[start]
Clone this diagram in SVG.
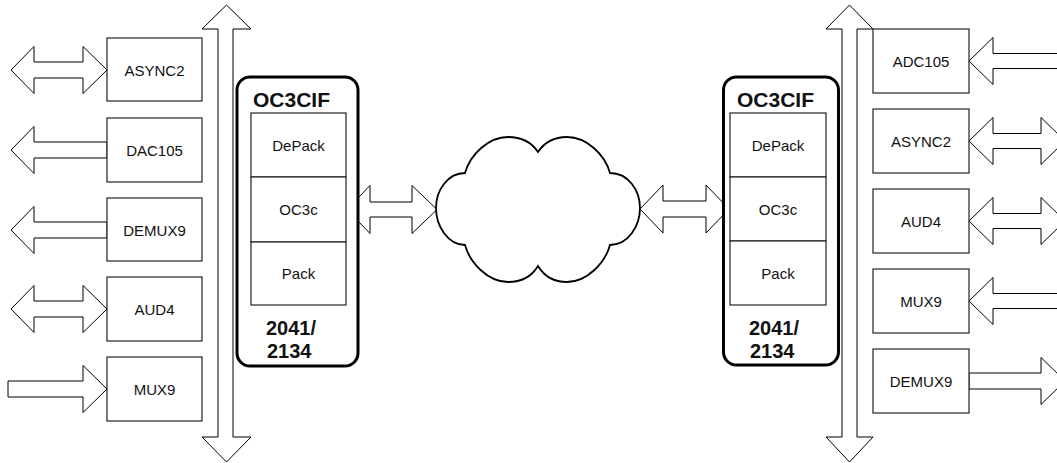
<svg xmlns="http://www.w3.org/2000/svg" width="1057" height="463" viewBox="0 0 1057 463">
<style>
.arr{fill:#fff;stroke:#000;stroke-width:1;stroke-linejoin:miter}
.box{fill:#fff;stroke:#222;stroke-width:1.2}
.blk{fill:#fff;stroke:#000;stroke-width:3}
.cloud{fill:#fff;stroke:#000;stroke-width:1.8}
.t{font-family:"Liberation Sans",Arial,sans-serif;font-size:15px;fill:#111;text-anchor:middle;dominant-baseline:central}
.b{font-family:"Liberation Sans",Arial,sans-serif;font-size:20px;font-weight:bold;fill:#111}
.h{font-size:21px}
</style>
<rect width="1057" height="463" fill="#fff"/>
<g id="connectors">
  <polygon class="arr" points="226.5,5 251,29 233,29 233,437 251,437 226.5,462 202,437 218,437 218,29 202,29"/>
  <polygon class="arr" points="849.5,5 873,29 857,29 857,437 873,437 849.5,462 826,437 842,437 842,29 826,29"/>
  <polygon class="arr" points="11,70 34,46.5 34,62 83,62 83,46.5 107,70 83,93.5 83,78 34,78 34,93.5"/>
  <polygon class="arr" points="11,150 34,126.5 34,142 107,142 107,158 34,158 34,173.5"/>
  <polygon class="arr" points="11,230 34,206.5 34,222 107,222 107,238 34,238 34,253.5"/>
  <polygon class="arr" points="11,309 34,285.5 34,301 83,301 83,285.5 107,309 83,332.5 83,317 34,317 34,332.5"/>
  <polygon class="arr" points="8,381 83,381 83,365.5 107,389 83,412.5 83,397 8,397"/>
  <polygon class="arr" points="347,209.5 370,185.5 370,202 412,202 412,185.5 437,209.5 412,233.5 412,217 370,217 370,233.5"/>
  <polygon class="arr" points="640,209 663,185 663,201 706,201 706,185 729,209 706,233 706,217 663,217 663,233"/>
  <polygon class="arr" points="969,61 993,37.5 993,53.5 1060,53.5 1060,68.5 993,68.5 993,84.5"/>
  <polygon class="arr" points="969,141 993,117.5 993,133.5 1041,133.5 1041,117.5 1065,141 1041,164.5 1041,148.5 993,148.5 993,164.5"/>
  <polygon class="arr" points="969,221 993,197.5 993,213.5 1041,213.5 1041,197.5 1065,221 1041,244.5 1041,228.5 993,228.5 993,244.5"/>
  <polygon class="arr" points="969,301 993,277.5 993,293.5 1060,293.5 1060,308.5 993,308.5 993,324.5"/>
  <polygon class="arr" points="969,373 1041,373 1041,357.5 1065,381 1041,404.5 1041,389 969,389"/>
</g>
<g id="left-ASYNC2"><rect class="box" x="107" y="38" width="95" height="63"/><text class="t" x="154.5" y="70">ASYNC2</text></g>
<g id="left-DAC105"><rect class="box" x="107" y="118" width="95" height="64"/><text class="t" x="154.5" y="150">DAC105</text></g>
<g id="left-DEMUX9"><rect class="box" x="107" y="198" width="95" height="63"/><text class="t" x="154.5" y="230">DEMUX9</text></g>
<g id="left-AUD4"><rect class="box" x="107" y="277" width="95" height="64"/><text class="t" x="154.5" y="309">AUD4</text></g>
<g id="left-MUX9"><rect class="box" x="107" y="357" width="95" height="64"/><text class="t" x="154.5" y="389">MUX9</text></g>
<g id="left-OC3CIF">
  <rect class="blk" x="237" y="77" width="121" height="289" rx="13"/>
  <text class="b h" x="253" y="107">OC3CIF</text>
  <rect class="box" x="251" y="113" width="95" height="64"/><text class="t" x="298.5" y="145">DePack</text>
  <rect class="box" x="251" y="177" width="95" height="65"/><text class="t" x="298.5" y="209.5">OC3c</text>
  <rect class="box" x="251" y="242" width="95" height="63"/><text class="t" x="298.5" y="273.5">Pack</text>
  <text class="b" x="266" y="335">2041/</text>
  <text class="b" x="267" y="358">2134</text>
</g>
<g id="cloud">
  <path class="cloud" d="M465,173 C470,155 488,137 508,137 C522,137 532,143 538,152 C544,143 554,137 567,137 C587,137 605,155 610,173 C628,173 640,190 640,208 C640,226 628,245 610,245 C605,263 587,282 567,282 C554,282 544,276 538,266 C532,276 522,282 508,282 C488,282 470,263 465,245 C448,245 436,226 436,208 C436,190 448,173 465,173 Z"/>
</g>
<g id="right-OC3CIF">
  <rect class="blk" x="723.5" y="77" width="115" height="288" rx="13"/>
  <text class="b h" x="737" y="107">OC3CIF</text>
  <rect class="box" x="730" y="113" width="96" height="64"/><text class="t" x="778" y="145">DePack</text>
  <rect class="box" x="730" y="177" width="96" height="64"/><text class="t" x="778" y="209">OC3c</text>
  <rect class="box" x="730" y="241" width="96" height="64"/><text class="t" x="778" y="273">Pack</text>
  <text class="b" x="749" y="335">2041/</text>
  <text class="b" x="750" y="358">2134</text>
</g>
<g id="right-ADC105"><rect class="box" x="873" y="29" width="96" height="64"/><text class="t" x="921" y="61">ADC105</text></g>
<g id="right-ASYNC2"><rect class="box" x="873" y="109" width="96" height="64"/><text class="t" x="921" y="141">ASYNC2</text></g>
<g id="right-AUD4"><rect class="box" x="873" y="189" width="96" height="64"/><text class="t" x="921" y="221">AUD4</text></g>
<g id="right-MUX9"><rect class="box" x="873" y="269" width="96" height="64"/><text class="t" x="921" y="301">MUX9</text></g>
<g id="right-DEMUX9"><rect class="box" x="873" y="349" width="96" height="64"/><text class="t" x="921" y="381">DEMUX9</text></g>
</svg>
[end]
# [Short exercise]
Omit every picture, then repeat the remaining data exactly as it appears above.

# [Solution for this task]
Clone this diagram in SVG.
<svg xmlns="http://www.w3.org/2000/svg" width="1057" height="463" viewBox="0 0 1057 463">
<style>
.arr{fill:#fff;stroke:#000;stroke-width:1;stroke-linejoin:miter}
.box{fill:#fff;stroke:#222;stroke-width:1.2}
.blk{fill:#fff;stroke:#000;stroke-width:3}
.cloud{fill:#fff;stroke:#000;stroke-width:1.8}
.t{font-family:"Liberation Sans",Arial,sans-serif;font-size:15px;fill:#111;text-anchor:middle;dominant-baseline:central}
.b{font-family:"Liberation Sans",Arial,sans-serif;font-size:20px;font-weight:bold;fill:#111}
.h{font-size:21px}
</style>
<rect width="1057" height="463" fill="#fff"/>
<g id="connectors">
  <polygon class="arr" points="226.5,5 251,29 233,29 233,437 251,437 226.5,462 202,437 218,437 218,29 202,29"/>
  <polygon class="arr" points="849.5,5 873,29 857,29 857,437 873,437 849.5,462 826,437 842,437 842,29 826,29"/>
  <polygon class="arr" points="11,70 34,46.5 34,62 83,62 83,46.5 107,70 83,93.5 83,78 34,78 34,93.5"/>
  <polygon class="arr" points="11,150 34,126.5 34,142 107,142 107,158 34,158 34,173.5"/>
  <polygon class="arr" points="11,230 34,206.5 34,222 107,222 107,238 34,238 34,253.5"/>
  <polygon class="arr" points="11,309 34,285.5 34,301 83,301 83,285.5 107,309 83,332.5 83,317 34,317 34,332.5"/>
  <polygon class="arr" points="8,381 83,381 83,365.5 107,389 83,412.5 83,397 8,397"/>
  <polygon class="arr" points="347,209.5 370,185.5 370,202 412,202 412,185.5 437,209.5 412,233.5 412,217 370,217 370,233.5"/>
  <polygon class="arr" points="640,209 663,185 663,201 706,201 706,185 729,209 706,233 706,217 663,217 663,233"/>
  <polygon class="arr" points="969,61 993,37.5 993,53.5 1060,53.5 1060,68.5 993,68.5 993,84.5"/>
  <polygon class="arr" points="969,141 993,117.5 993,133.5 1041,133.5 1041,117.5 1065,141 1041,164.5 1041,148.5 993,148.5 993,164.5"/>
  <polygon class="arr" points="969,221 993,197.5 993,213.5 1041,213.5 1041,197.5 1065,221 1041,244.5 1041,228.5 993,228.5 993,244.5"/>
  <polygon class="arr" points="969,301 993,277.5 993,293.5 1060,293.5 1060,308.5 993,308.5 993,324.5"/>
  <polygon class="arr" points="969,373 1041,373 1041,357.5 1065,381 1041,404.5 1041,389 969,389"/>
</g>
<g id="left-ASYNC2"><rect class="box" x="107" y="38" width="95" height="63"/><text class="t" x="154.5" y="70">ASYNC2</text></g>
<g id="left-DAC105"><rect class="box" x="107" y="118" width="95" height="64"/><text class="t" x="154.5" y="150">DAC105</text></g>
<g id="left-DEMUX9"><rect class="box" x="107" y="198" width="95" height="63"/><text class="t" x="154.5" y="230">DEMUX9</text></g>
<g id="left-AUD4"><rect class="box" x="107" y="277" width="95" height="64"/><text class="t" x="154.5" y="309">AUD4</text></g>
<g id="left-MUX9"><rect class="box" x="107" y="357" width="95" height="64"/><text class="t" x="154.5" y="389">MUX9</text></g>
<g id="left-OC3CIF">
  <rect class="blk" x="237" y="77" width="121" height="289" rx="13"/>
  <text class="b h" x="253" y="107">OC3CIF</text>
  <rect class="box" x="251" y="113" width="95" height="64"/><text class="t" x="298.5" y="145">DePack</text>
  <rect class="box" x="251" y="177" width="95" height="65"/><text class="t" x="298.5" y="209.5">OC3c</text>
  <rect class="box" x="251" y="242" width="95" height="63"/><text class="t" x="298.5" y="273.5">Pack</text>
  <text class="b" x="266" y="335">2041/</text>
  <text class="b" x="267" y="358">2134</text>
</g>
<g id="cloud">
  <path class="cloud" d="M465,173 C470,155 488,137 508,137 C522,137 532,143 538,152 C544,143 554,137 567,137 C587,137 605,155 610,173 C628,173 640,190 640,208 C640,226 628,245 610,245 C605,263 587,282 567,282 C554,282 544,276 538,266 C532,276 522,282 508,282 C488,282 470,263 465,245 C448,245 436,226 436,208 C436,190 448,173 465,173 Z"/>
</g>
<g id="right-OC3CIF">
  <rect class="blk" x="723.5" y="77" width="115" height="288" rx="13"/>
  <text class="b h" x="737" y="107">OC3CIF</text>
  <rect class="box" x="730" y="113" width="96" height="64"/><text class="t" x="778" y="145">DePack</text>
  <rect class="box" x="730" y="177" width="96" height="64"/><text class="t" x="778" y="209">OC3c</text>
  <rect class="box" x="730" y="241" width="96" height="64"/><text class="t" x="778" y="273">Pack</text>
  <text class="b" x="749" y="335">2041/</text>
  <text class="b" x="750" y="358">2134</text>
</g>
<g id="right-ADC105"><rect class="box" x="873" y="29" width="96" height="64"/><text class="t" x="921" y="61">ADC105</text></g>
<g id="right-ASYNC2"><rect class="box" x="873" y="109" width="96" height="64"/><text class="t" x="921" y="141">ASYNC2</text></g>
<g id="right-AUD4"><rect class="box" x="873" y="189" width="96" height="64"/><text class="t" x="921" y="221">AUD4</text></g>
<g id="right-MUX9"><rect class="box" x="873" y="269" width="96" height="64"/><text class="t" x="921" y="301">MUX9</text></g>
<g id="right-DEMUX9"><rect class="box" x="873" y="349" width="96" height="64"/><text class="t" x="921" y="381">DEMUX9</text></g>
</svg>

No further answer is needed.